Mr. Richards says local Muslims are being bribed given cash if they agree to convert. “These types of conversions are not good for the local Christians. … The converts here do it for monetary reasons,” Mr. Richards told the Indian Express newspaper.

The quiet local Christian community, which accounts for less than 1 percent of the state’s total population of 10 million people, is wary of drawing attention.

Unofficial reports say that more than 10,000 people have converted to Christianity in Kashmir since 1990.

“There are more Christians in Kashmir than on the record,” Premi Gergan, a prominent Christian in Kashmir, told Christianity Today in an article published last year on its Web site, www.christianitytoday.com. “The number goes into the thousands in the rural areas. We don’t want to advertise. It has serious repercussions.”

The Rev. Chander Mani Khanna, head of the All Saints Church, one of the oldest churches in Srinagar and part of the Anglican Church of North India, has a different take on the issue.

“It would be a huge step for these young people to convert, and most of them are more interested in talking about their problems than in conversion,” says Mr. Khanna, who has been counseling young people in Kashmir and has converted only one person in 12 months.

“This idea of mass conversions taking place in the state is totally false.”

However, Mr. Khanna says, the number of young Muslims attending his church services has more than doubled in the last year.

Christian missionaries have had more to fear from right-wing Hindu groups from the upper castes of society who are opposed to the conversions of lower-caste Hindus and other disenfranchised groups trying to escape their place in Indian society.

In 1999, Hindu extremists burned alive Australian missionary Graham Staines, along with his two young sons. Mr. Staines was accused of converting the tribal people of the northeastern state of Orissa.

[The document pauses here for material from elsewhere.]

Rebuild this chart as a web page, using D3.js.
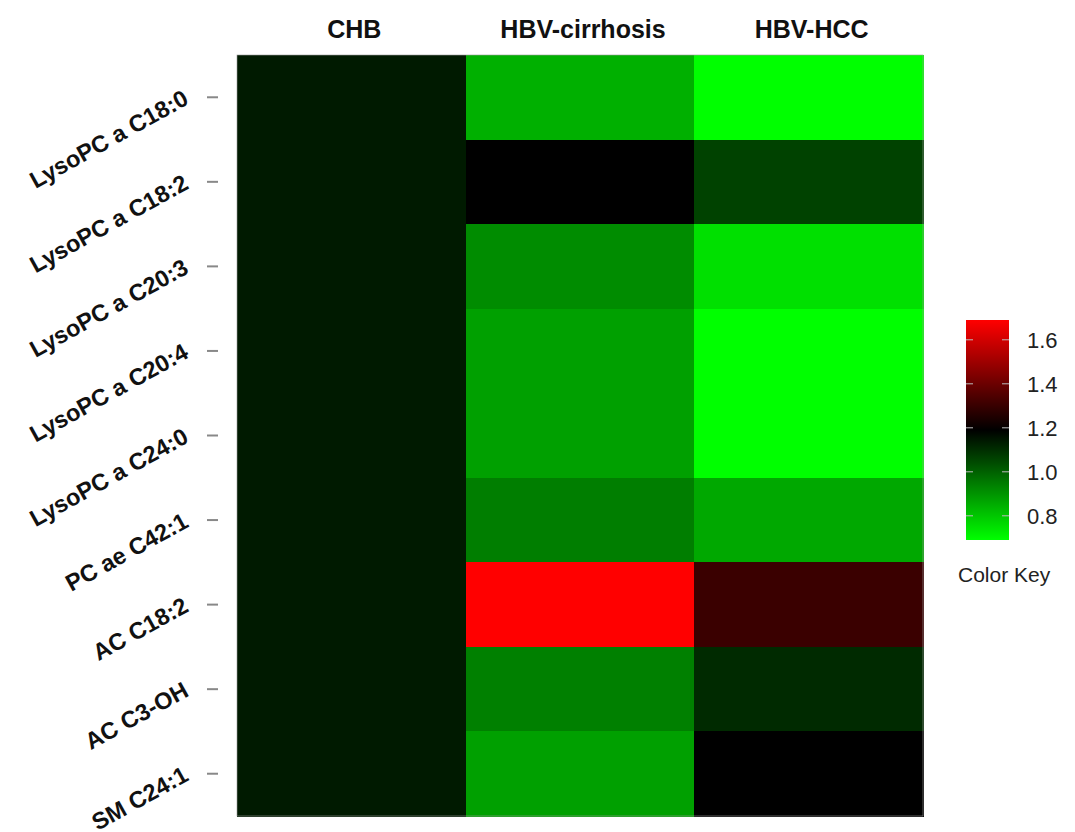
<!DOCTYPE html>
<meta charset="utf-8">
<script src="https://cdn.jsdelivr.net/npm/d3@7"></script>
<style>
body { margin: 0; background: #fff; }
text { font-family: "Liberation Sans", Arial, sans-serif; }
.head { font-weight: bold; font-size: 25px; fill: #111; }
.rowlab { font-weight: bold; font-size: 23.5px; fill: #111; }
.keylab { font-size: 22px; fill: #222; }
.cell { shape-rendering: crispEdges; }
</style>
<div id="heat"></div>
<script>

// data (fold change relative to CHB)
const metabolites = ["LysoPC a C18:0", "LysoPC a C18:2", "LysoPC a C20:3", "LysoPC a C20:4",
  "LysoPC a C24:0", "PC ae C42:1", "AC C18:2", "AC C3-OH", "SM C24:1"];
const groups = ["CHB", "HBV-cirrhosis", "HBV-HCC"];
const chbValues = [1.14, 1.14, 1.14, 1.14, 1.14, 1.14, 1.14, 1.14, 1.14];
const cirrhosisValues = [0.845, 1.19, 0.915, 0.876, 0.876, 0.943, 1.69, 0.939, 0.876];
const hccValues = [0.69, 1.06, 0.751, 0.69, 0.69, 0.861, 1.304, 1.108, 1.19];
const keyTicks = [0.8, 1.0, 1.2, 1.4, 1.6];

const width = 1075, height = 832;

const svg = d3.select("#heat").append("svg")
  .attr("width", width)
  .attr("height", height);

// green - black - red ramp
const color = d3.scaleLinear()
  .domain([0.69, 1.19, 1.69])
  .range(["#00ff00", "#000000", "#ff0000"])
  .clamp(true);

const x = d3.scaleBand().domain(groups).range([237, 923]);
const y = d3.scaleBand().domain(metabolites).range([55, 816]);

// build cells
const cells = [];
const cols = [chbValues, cirrhosisValues, hccValues];
metabolites.forEach(function(m, i) {
  groups.forEach(function(g, j) {
    cells.push({ row: m, col: g, value: cols[j][i] });
  });
});

svg.append("g").selectAll("rect")
  .data(cells)
  .enter().append("rect")
  .attr("class", "cell")
  .attr("x", d => x(d.col))
  .attr("y", d => y(d.row))
  .attr("width", x.bandwidth() + 1)
  .attr("height", y.bandwidth() + 1)
  .attr("fill", d => color(d.value));

// thin frame like the scan
svg.append("rect")
  .attr("x", 237).attr("y", 55)
  .attr("width", 686).attr("height", 761)
  .attr("fill", "none")
  .attr("stroke", "#999")
  .attr("stroke-width", 0.6);

// column headers
svg.append("g").selectAll("text")
  .data(groups)
  .enter().append("text")
  .attr("class", "head")
  .attr("x", d => x(d) + x.bandwidth() / 2 + 3)
  .attr("y", 38)
  .attr("text-anchor", "middle")
  .text(d => d);

// row ticks
svg.append("g").selectAll("line")
  .data(metabolites)
  .enter().append("line")
  .attr("x1", 207).attr("x2", 218)
  .attr("y1", d => y(d) + y.bandwidth() / 2)
  .attr("y2", d => y(d) + y.bandwidth() / 2)
  .attr("stroke", "#888")
  .attr("stroke-width", 2);

// rotated row labels
svg.append("g").selectAll("text")
  .data(metabolites)
  .enter().append("text")
  .attr("class", "rowlab")
  .attr("text-anchor", "end")
  .attr("transform", d => "translate(190," + (y(d) + y.bandwidth() / 2 + 6) + ") rotate(-29)")
  .text(d => d);

// colour key
const keyX = 966, keyW = 43;
const ky = d3.scaleLinear().domain([0.69, 1.69]).range([540, 320]);

const grad = svg.append("defs").append("linearGradient")
  .attr("id", "keygrad")
  .attr("x1", 0).attr("y1", 1).attr("x2", 0).attr("y2", 0);
d3.range(0, 1.0001, 0.05).forEach(function(t) {
  const v = 0.69 + t * 1.0;
  grad.append("stop").attr("offset", t).attr("stop-color", color(v));
});

svg.append("rect")
  .attr("x", keyX).attr("y", ky(1.69))
  .attr("width", keyW).attr("height", ky(0.69) - ky(1.69))
  .attr("fill", "url(#keygrad)");

const kt = svg.append("g").selectAll("g")
  .data(keyTicks)
  .enter().append("g");
kt.append("line")
  .attr("x1", keyX).attr("x2", keyX + 7)
  .attr("y1", d => ky(d)).attr("y2", d => ky(d))
  .attr("stroke", "#bbb").attr("stroke-width", 1);
kt.append("line")
  .attr("x1", keyX + keyW - 7).attr("x2", keyX + keyW)
  .attr("y1", d => ky(d)).attr("y2", d => ky(d))
  .attr("stroke", "#bbb").attr("stroke-width", 1);
kt.append("text")
  .attr("class", "keylab")
  .attr("x", 1027)
  .attr("y", d => ky(d) + 8)
  .text(d => d3.format(".1f")(d));

svg.append("text")
  .attr("class", "keylab")
  .attr("x", 958)
  .attr("y", 582)
  .style("font-size", "21px")
  .text("Color Key");

</script>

But officials estimate that only 2.18 percent of the total Indian population is Christian and the figure is declining with every census.

“It’s laughable to say that Christian groups today pose any kind of threat to the Hindu establishment,” says the Rev. Dominic Emmanuel, Public Affairs spokesman for the Catholic Bishops Conference of India.

“But missionaries always try to fulfill a vacuum, and if there is a need in Kashmir then they will surely be expected to go there,” says Father Emmanuel. “It’s their duty.”